The Red Fruit Legend

The Red Fruit (Buah Merah, Kuansu, Marita or Pandanus conoideus) - is one of the world nature wonders, which history dates back over five thousand years.

According to the legend of the wild tribe Dani, which lived in the Baliem Valley of the island of New Guinea, their ancestors found the Red Fruit thousands of years ago. They went on a long journey through the jungle to find a new place to live. When food stocks were run out and no edible plants were found, the Papuans were desperate. Dying of starvation in the wild thickets of the island, they appealed to the gods with their last prayer for salvation. When the gods saw the suffering people, they sent Red Fruit to the ground.
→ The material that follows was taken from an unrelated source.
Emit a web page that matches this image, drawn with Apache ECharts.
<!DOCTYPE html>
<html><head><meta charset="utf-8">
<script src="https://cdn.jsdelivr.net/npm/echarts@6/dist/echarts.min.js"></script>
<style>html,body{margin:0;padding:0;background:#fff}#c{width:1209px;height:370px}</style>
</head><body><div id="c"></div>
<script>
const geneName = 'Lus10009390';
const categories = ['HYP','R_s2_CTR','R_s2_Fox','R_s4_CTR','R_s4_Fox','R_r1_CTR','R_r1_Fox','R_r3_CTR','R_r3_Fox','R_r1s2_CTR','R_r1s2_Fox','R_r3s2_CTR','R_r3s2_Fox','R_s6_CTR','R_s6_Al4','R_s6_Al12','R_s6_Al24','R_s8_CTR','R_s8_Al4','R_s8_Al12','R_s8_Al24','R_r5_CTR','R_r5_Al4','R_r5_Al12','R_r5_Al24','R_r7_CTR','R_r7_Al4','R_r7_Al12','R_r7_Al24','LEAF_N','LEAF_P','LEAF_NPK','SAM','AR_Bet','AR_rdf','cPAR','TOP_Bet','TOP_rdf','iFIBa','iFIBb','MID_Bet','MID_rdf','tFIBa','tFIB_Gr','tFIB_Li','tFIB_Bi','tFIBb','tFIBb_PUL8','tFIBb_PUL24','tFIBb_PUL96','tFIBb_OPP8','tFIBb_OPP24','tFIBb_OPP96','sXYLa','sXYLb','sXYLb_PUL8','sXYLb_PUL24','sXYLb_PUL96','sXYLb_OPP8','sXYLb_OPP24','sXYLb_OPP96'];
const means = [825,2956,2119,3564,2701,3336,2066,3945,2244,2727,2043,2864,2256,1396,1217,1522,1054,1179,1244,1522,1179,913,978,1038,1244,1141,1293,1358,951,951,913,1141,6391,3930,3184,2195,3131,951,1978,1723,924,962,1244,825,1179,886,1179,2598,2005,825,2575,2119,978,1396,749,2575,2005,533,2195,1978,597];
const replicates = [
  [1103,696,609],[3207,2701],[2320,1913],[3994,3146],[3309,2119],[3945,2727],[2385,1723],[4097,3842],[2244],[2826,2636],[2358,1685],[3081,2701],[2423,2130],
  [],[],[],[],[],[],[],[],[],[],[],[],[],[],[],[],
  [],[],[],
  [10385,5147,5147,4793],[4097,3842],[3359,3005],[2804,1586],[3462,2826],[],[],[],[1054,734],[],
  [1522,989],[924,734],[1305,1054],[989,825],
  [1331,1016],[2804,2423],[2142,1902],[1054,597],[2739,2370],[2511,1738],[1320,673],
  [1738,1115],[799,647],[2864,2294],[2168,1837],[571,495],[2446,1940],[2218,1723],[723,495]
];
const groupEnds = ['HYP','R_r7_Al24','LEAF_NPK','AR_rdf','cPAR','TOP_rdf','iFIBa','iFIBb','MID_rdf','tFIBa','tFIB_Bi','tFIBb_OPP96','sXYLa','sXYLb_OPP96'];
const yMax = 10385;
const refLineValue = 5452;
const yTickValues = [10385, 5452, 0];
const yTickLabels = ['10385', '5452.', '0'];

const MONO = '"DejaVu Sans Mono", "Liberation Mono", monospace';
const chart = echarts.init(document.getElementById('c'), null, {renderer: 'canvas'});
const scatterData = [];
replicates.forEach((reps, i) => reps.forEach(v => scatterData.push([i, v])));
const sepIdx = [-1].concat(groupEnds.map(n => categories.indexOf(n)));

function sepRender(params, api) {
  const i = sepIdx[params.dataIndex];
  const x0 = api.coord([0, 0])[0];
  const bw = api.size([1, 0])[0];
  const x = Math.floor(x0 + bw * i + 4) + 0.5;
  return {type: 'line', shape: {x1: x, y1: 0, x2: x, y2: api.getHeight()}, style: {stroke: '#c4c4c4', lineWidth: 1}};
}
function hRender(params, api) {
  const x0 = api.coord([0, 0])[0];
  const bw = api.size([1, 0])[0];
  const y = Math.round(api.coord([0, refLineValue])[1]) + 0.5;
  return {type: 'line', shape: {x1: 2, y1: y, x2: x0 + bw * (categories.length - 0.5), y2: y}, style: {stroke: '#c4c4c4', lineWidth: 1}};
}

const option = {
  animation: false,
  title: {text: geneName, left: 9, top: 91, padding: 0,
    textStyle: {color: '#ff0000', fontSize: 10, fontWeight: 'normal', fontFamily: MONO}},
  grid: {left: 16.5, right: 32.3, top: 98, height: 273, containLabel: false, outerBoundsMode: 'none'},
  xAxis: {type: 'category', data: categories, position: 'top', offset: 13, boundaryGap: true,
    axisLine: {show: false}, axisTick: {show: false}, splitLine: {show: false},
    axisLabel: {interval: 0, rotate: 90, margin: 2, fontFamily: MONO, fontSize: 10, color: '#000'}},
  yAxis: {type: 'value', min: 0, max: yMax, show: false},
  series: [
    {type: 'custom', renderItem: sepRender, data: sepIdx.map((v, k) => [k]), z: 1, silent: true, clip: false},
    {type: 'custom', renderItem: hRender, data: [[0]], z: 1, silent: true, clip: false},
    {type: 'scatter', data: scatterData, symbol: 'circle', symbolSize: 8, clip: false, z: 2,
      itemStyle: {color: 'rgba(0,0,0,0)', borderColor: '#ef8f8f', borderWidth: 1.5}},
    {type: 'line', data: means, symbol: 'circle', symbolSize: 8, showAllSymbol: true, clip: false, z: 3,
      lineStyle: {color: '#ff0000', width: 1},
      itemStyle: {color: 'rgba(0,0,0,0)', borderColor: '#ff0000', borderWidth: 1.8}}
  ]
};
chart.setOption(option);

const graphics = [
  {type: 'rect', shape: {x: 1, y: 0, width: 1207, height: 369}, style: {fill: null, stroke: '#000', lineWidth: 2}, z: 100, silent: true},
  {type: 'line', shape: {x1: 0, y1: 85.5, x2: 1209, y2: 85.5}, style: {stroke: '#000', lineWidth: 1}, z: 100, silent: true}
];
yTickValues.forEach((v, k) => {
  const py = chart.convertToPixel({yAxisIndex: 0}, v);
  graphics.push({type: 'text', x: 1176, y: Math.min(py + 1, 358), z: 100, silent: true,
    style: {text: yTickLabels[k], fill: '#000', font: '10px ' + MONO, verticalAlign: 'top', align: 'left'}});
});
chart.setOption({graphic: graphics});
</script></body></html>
Together with it they sent the Manihot root vegetable, new tools for labor and protection: stone axe, silicon, bow and arrows.

Silicon helped make a fire and arrange encampment. And Red Fruit and Manihot saved the Papuans from extinction. Thanks to these amazing fruits, the tribes continued their existence, were able to maintain good health and endurance, as well as to withstand the hot climate of the area.
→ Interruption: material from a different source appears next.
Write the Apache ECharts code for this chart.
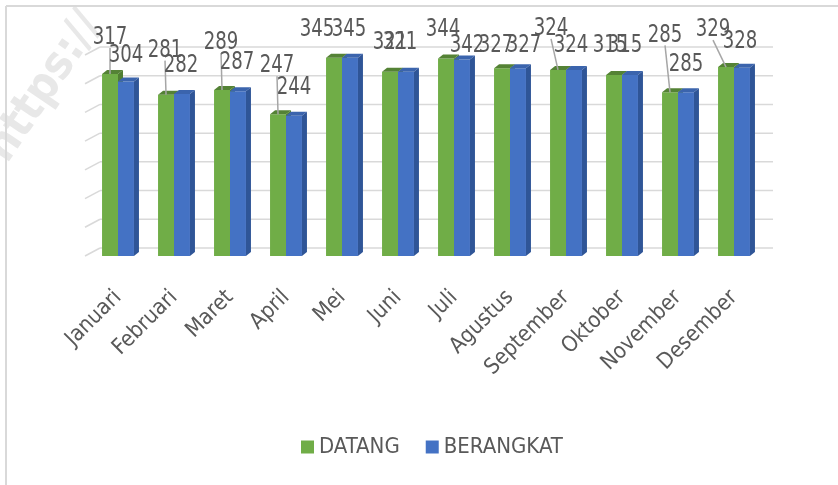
<!DOCTYPE html>
<html>
<head>
<meta charset="utf-8">
<script src="https://cdn.jsdelivr.net/npm/echarts@6/dist/echarts.min.js"></script>
<style>
  html, body { margin: 0; padding: 0; background: #fff; }
  #main { width: 838px; height: 485px; }
</style>
</head>
<body>
<div id="main"></div>
<script>
var months = ['Januari', 'Februari', 'Maret', 'April', 'Mei', 'Juni', 'Juli',
  'Agustus', 'September', 'Oktober', 'November', 'Desember'];
var datang = [317, 281, 289, 247, 345, 321, 344, 327, 324, 315, 285, 329];
var berangkat = [304, 282, 287, 244, 345, 321, 342, 327, 324, 315, 285, 328];
var yTicks = [0, 50, 100, 150, 200, 250, 300, 350];

// label nudges (px from bar top), the way excel shuffled them around
var datangShift = [[0, -36], [-1, -44], [-1, -47], [-1, -48], [-17, -28], [0, -29],
  [-3, -29], [-6, -22], [-7, -41], [-4, -29], [-5, -57], [-13, -37]];
var berangkatShift = [[0, -26], [-1, -28], [-1, -28], [0, -28], [-1, -28], [-6, -29],
  [5, -14], [6, -22], [-3, -24], [-5, -29], [0, -28], [-2, -26]];

var FONT = "'Liberation Sans Narrow', 'DejaVu Sans Condensed', 'Liberation Sans', sans-serif";
var TXT = '#595959';

var chart = echarts.init(document.getElementById('main'));

function barRenderer(side, col, shifts) {
  return function(params, api) {
    var i = api.value(0);
    var v = api.value(1);
    var base = api.coord([i, 0]);
    var top = api.coord([i, v]);
    var w = api.size([1, 0])[0] * 0.285;
    var dx = 5, dy = -4;
    var x0 = side < 0 ? base[0] - w : base[0];
    var yT = top[1], yB = base[1];
    var cx = x0 + w / 2;
    var sh = shifts[i];
    var lx = cx + sh[0], ly = yT + sh[1];
    var kids = [
      { type: 'rect', shape: { x: x0, y: yT, width: w, height: yB - yT }, style: { fill: col.front } },
      { type: 'polygon', shape: { points: [[x0, yT], [x0 + w, yT], [x0 + w + dx, yT + dy], [x0 + dx, yT + dy]] }, style: { fill: col.top } },
      { type: 'polygon', shape: { points: [[x0 + w, yT], [x0 + w + dx, yT + dy], [x0 + w + dx, yB + dy], [x0 + w, yB]] }, style: { fill: col.side } }
    ];
    if (sh[1] <= -35) {
      kids.push({ type: 'line', shape: { x1: lx, y1: ly + 10, x2: cx, y2: yT }, style: { stroke: '#a6a6a6', lineWidth: 1.5 } });
    }
    // squeeze the text a bit, the original font is narrow
    kids.push({
      type: 'text',
      x: lx,
      y: ly,
      scaleX: 0.84,
      style: { x: 0, y: 0, text: String(v), fill: TXT, font: '24px ' + FONT, align: 'center', verticalAlign: 'middle' }
    });
    return { type: 'group', children: kids };
  };
}

function wallRenderer(params, api) {
  var cs = params.coordSys;
  var y = api.coord([0, api.value(0)])[1];
  return {
    type: 'group',
    children: [
      { type: 'line', shape: { x1: cs.x - 5, y1: y, x2: cs.x + 10, y2: y - 8 }, style: { stroke: '#d9d9d9', lineWidth: 1.5 } },
      { type: 'line', shape: { x1: cs.x + 10, y1: y - 8, x2: cs.x + cs.width + 11, y2: y - 8 }, style: { stroke: '#d9d9d9', lineWidth: 1.5 } }
    ]
  };
}

var greenCol = { front: '#70ad47', top: '#548235', side: '#507e32' };
var blueCol = { front: '#4472c4', top: '#3b64ad', side: '#2f5597' };

var option = {
  animation: false,
  backgroundColor: '#fff',
  textStyle: { fontFamily: FONT },
  graphic: [
    {
      type: 'text', left: -22, top: 4, rotation: Math.PI * 0.31, z: -10,
      style: { text: 'https://', font: 'bold 46px ' + FONT, fill: '#e8e8e8' }
    },
    { type: 'line', shape: { x1: 6, y1: 6, x2: 838, y2: 6 }, style: { stroke: '#d9d9d9', lineWidth: 2 } },
    { type: 'line', shape: { x1: 6, y1: 6, x2: 6, y2: 485 }, style: { stroke: '#d9d9d9', lineWidth: 2 } }
  ],
  legend: {
    data: ['DATANG', 'BERANGKAT'],
    left: 296,
    top: 431,
    icon: 'rect',
    itemWidth: 13,
    itemHeight: 13,
    itemGap: 26,
    textStyle: { fontSize: 22, color: TXT, fontFamily: FONT }
  },
  grid: { left: 90, right: 76, top: 55, bottom: 229 },
  xAxis: {
    type: 'category',
    data: months,
    axisLine: { show: false },
    axisTick: { show: false },
    axisLabel: { rotate: 45, fontSize: 22, color: TXT, margin: 38, interval: 0, fontFamily: FONT }
  },
  yAxis: {
    type: 'value',
    min: 0,
    max: 350,
    interval: 50,
    axisLabel: { show: false },
    axisLine: { show: false },
    splitLine: { show: false }
  },
  series: [
    {
      type: 'custom',
      name: 'wall',
      silent: true,
      z: 1,
      renderItem: wallRenderer,
      data: yTicks.map(function(t) { return [t]; }),
      encode: { y: 0 }
    },
    {
      type: 'custom',
      name: 'DATANG',
      z: 2,
      itemStyle: { color: greenCol.front },
      renderItem: barRenderer(-1, greenCol, datangShift),
      data: datang.map(function(v, i) { return [i, v]; }),
      encode: { x: 0, y: 1 }
    },
    {
      type: 'custom',
      name: 'BERANGKAT',
      z: 2,
      itemStyle: { color: blueCol.front },
      renderItem: barRenderer(1, blueCol, berangkatShift),
      data: berangkat.map(function(v, i) { return [i, v]; }),
      encode: { x: 0, y: 1 }
    }
  ]
};

chart.setOption(option);
</script>
</body>
</html>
Today, Red Fruit remains one of New Guinea’s Papuans staple foods. The oil squeezed from solid seeds is used for cooking dishes from vegetables and meat. The fruit itself is crumbled, boiled and used as porridge. It is indispensable on a holiday table for any family celebration. Children are allowed to eat it from an early age to promote health. Also they use oil for the treatment of various diseases.

A few years ago, Ukrainians discovered tapioca balls that they produce from the same New Guinean Manihot. They became the basis of Bubble tea drinks, which gained popularity around the world. Now it is time to get acquainted with another fruit from the food basket of the people of Papua – Red Fruit (Buah Merah, Kuansu, Marita). Its red oil has been widely used as a useful nutritional supplement by residents of Indonesia, Japan and other eastern countries for years. Researchers, who discovered the unique healing properties of the fruit in 2002, called the fruit “red gold from the jungles of Papua.”